En admettant que l’accord conclu entre le président russe et son ami Donald ne lui en ait pas fermé les portes, l’Ukraine y aspirerait plus que jamais. Les Européens auraient, eux, un intérêt vital à ce qu’elle devienne le trente-troisième membre de l’Alliance atlantique et bénéficie par-là d’une protection qu’ils ne peuvent aujourd’hui pas lui offrir seuls. Pour l’Ukraine comme pour l’Union, cet élargissement de l’Otan serait le seul vrai moyen d’empêcher Vladimir Poutine de renouer avec la reconstitution de l’empire russe en reprenant bientôt la route de Kiev. En un mot, c’est sans attendre les résultats du 5 novembre que les Européens devraient se préparer à devoir mener cette bataille mais en sachant deux choses.

L’une est que Donald Trump ne se laisserait pas aisément convaincre de ne pas s’opposer à ce que l’Ukraine vienne élargir une Otan à laquelle il ne voit plus d’utilité. L’autres est que la tâche des Européens ne pourrait pas se limiter à essayer de resserrer les rangs occidentaux sous parapluie américain alors que ce président serait si décidé à précipiter le recentrage des États-Unis sur le défi chinois qu’il pourrait être tenté de tourner la page de l’Alliance atlantique.

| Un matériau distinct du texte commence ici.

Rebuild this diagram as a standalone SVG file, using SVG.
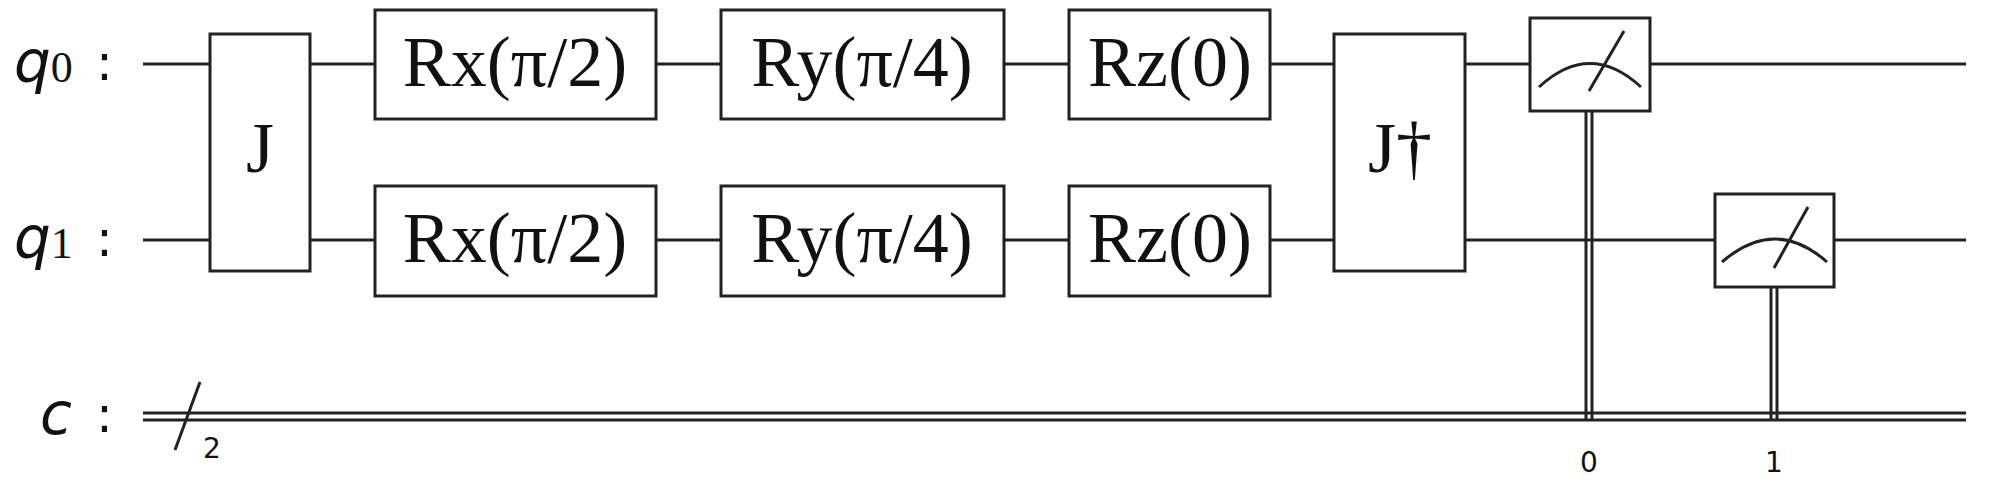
<svg xmlns="http://www.w3.org/2000/svg" width="2000" height="483" viewBox="0 0 2000 483">
<style>
.w{stroke:#222;stroke-width:3;fill:none}
.b{stroke:#222;stroke-width:3;fill:#fff}
.g{font-family:"Liberation Serif",serif;font-size:72px;fill:#111;text-anchor:middle}
.q{font-family:"DejaVu Sans",sans-serif;font-style:italic;font-size:58px;fill:#111}
.c{font-family:"DejaVu Sans",sans-serif;font-size:50px;fill:#111}
.s{font-family:"Liberation Serif",serif;font-style:normal;font-size:44px;fill:#111}
.n{font-family:"DejaVu Sans",sans-serif;font-size:28px;fill:#111;text-anchor:middle}
</style>
<g id="labels">
<text class="q" x="14" y="82">q<tspan class="s" dy="0">0</tspan></text>
<text class="c" x="96" y="80">:</text>
<text class="q" x="14" y="258">q<tspan class="s">1</tspan></text>
<text class="c" x="96" y="256">:</text>
<text class="q" x="40" y="434">c</text>
<text class="c" x="96" y="432">:</text>
</g>
<g id="connectors">
<line class="w" x1="143" y1="64" x2="1966" y2="64"/>
<line class="w" x1="143" y1="240" x2="1966" y2="240"/>
<line class="w" x1="143" y1="413" x2="1966" y2="413"/>
<line class="w" x1="143" y1="420" x2="1966" y2="420"/>
<line class="w" x1="200" y1="382" x2="175" y2="450"/>
<line class="w" x1="1586" y1="111" x2="1586" y2="419"/>
<line class="w" x1="1592" y1="111" x2="1592" y2="419"/>
<line class="w" x1="1771" y1="287" x2="1771" y2="419"/>
<line class="w" x1="1777" y1="287" x2="1777" y2="419"/>
</g>
<text class="n" x="212" y="458" font-size="24">2</text>
<text class="n" x="1589" y="472">0</text>
<text class="n" x="1774" y="472">1</text>
<g id="J"><rect class="b" x="210" y="34" width="100" height="237"/><text class="g" x="260" y="172">J</text></g>
<g id="Rx0"><rect class="b" x="375" y="10" width="281" height="109"/><text class="g" x="515" y="86">Rx(π/2)</text></g>
<g id="Rx1"><rect class="b" x="375" y="186" width="281" height="110"/><text class="g" x="515" y="262">Rx(π/2)</text></g>
<g id="Ry0"><rect class="b" x="721" y="10" width="283" height="109"/><text class="g" x="862" y="86">Ry(π/4)</text></g>
<g id="Ry1"><rect class="b" x="721" y="186" width="283" height="110"/><text class="g" x="862" y="262">Ry(π/4)</text></g>
<g id="Rz0"><rect class="b" x="1069" y="10" width="201" height="109"/><text class="g" x="1170" y="86">Rz(0)</text></g>
<g id="Rz1"><rect class="b" x="1069" y="186" width="201" height="110"/><text class="g" x="1170" y="262">Rz(0)</text></g>
<g id="Jdag"><rect class="b" x="1334" y="34" width="131" height="237"/><text class="g" x="1400" y="172">J†</text></g>
<g id="M0"><rect class="b" x="1530" y="18" width="120" height="93"/><path class="w" d="M1539 87 Q1590 40 1641 87"/><line class="w" x1="1589" y1="91" x2="1624" y2="31"/></g>
<g id="M1"><rect class="b" x="1715" y="194" width="119" height="93"/><path class="w" d="M1722 262 Q1775 216 1827 262"/><line class="w" x1="1774" y1="268" x2="1808" y2="207"/></g>
</svg>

Sous une nouvelle présidence Trump, les Européens auraient à apprendre à exister seuls, à considérablement accélérer la création de leur Défense commune et à définir de nouveaux modes et degrés d’intégration à leur Union afin d’ouvrir au plus vite leurs portes à l’Ukraine pour pouvoir faire front avec elle aussi rapidement que possible. Il s’agirait à la fois de signifier à la Russie que c’est à toute l’Union qu’elle s’attaquerait en se réattaquant à l’Ukraine et de s’appuyer sur la Défense ukrainienne pour réduire la durée de construction d’une Défense commune. Dans l’hypothèse Trump, l’objectif des Européens devrait être, sans délais, l’intégration de l’Ukraine à l’Union européenne et, si possible, à l’Alliance atlantique mais dans l’hypothèse Harris ?

Dans cette seconde hypothèse, tout serait à la fois plus rassurant et plus compliqué.

Il n’y aurait pas à craindre que la nouvelle Administration américaine ne s’entende avec le Kremlin sur le dos de l’Ukraine et de l’Europe entière. Il ne serait pas non plus envisageable que les États-Unis s’acharnent soudain à décrédibiliser l’Alliance atlantique ou veuillent en sortir du jour au lendemain. Avec Kamala Harris, l’Union européenne ne serait pas confrontée au défi d’avoir à se réinventer en quelques mois mais les différences entre une présidence Harris et une présidence Trump seraient-elles, sur le fond, aussi déterminantes qu’il y paraît ?

Contrairement à Donald Trump, Kamala Harris n’a certes pas d’admiration pour Vladimir Poutine. Contrairement à lui, elle ne voit pas non plus dans l’Union européenne une rivale que l’Amérique devrait défaire mais elle est Californienne et était encore bien jeune lorsque le mur de Berlin est tombé. Pour elle comme pour Trump, ce n’est pas vers l’Europe mais vers l’Asie que les États-Unis doivent tourner leurs regards et tout dit qu’elle souhaiterait rapidement amener les Ukrainiens à un compromis avec la Russie qui pourrait être très semblable à celui qu’envisage son adversaire républicain.

Or si les formes sont assez respectées pour que l’Europe n’en semble pas trahie, plusieurs des capitales européennes approuveront cette démarche. À droite, à gauche et aux centres, une large partie des 27 opinions publiques l’applaudiraient aussi et dans le soulagement qu’apporterait cette illusion de détente, il serait aussi difficile de plaider l’adhésion de l’Ukraine à l’Alliance atlantique que son entrée dans l’Union.

Autant l’élection de Trump pourrait contraindre l’Union européenne à prendre ses responsabilités politiques, autant celle de Kamala Harris conduirait les 27 à de profondes divergences et à nouvelles et dangereuses procrastinations.

Plutôt qu’à l’entrée de l’Ukraine dans l’Otan, les Européens auraient alors à œuvrer à ce qu’elle obtienne des garanties de sécurité occidentales. Cela leur serait moins difficile et plutôt que de tenter d’immédiatement élargir l’Union à ce qui serait devenu « l’Ukraine de l’Ouest », il leur faudrait multiplier avec elle les accords de coopération civils et militaires afin de renforcer leur frontière avec la Russie et de paver la route d’une intégration future.

Harris ou Trump, le 5 novembre mettra l’Union européenne à l’épreuve.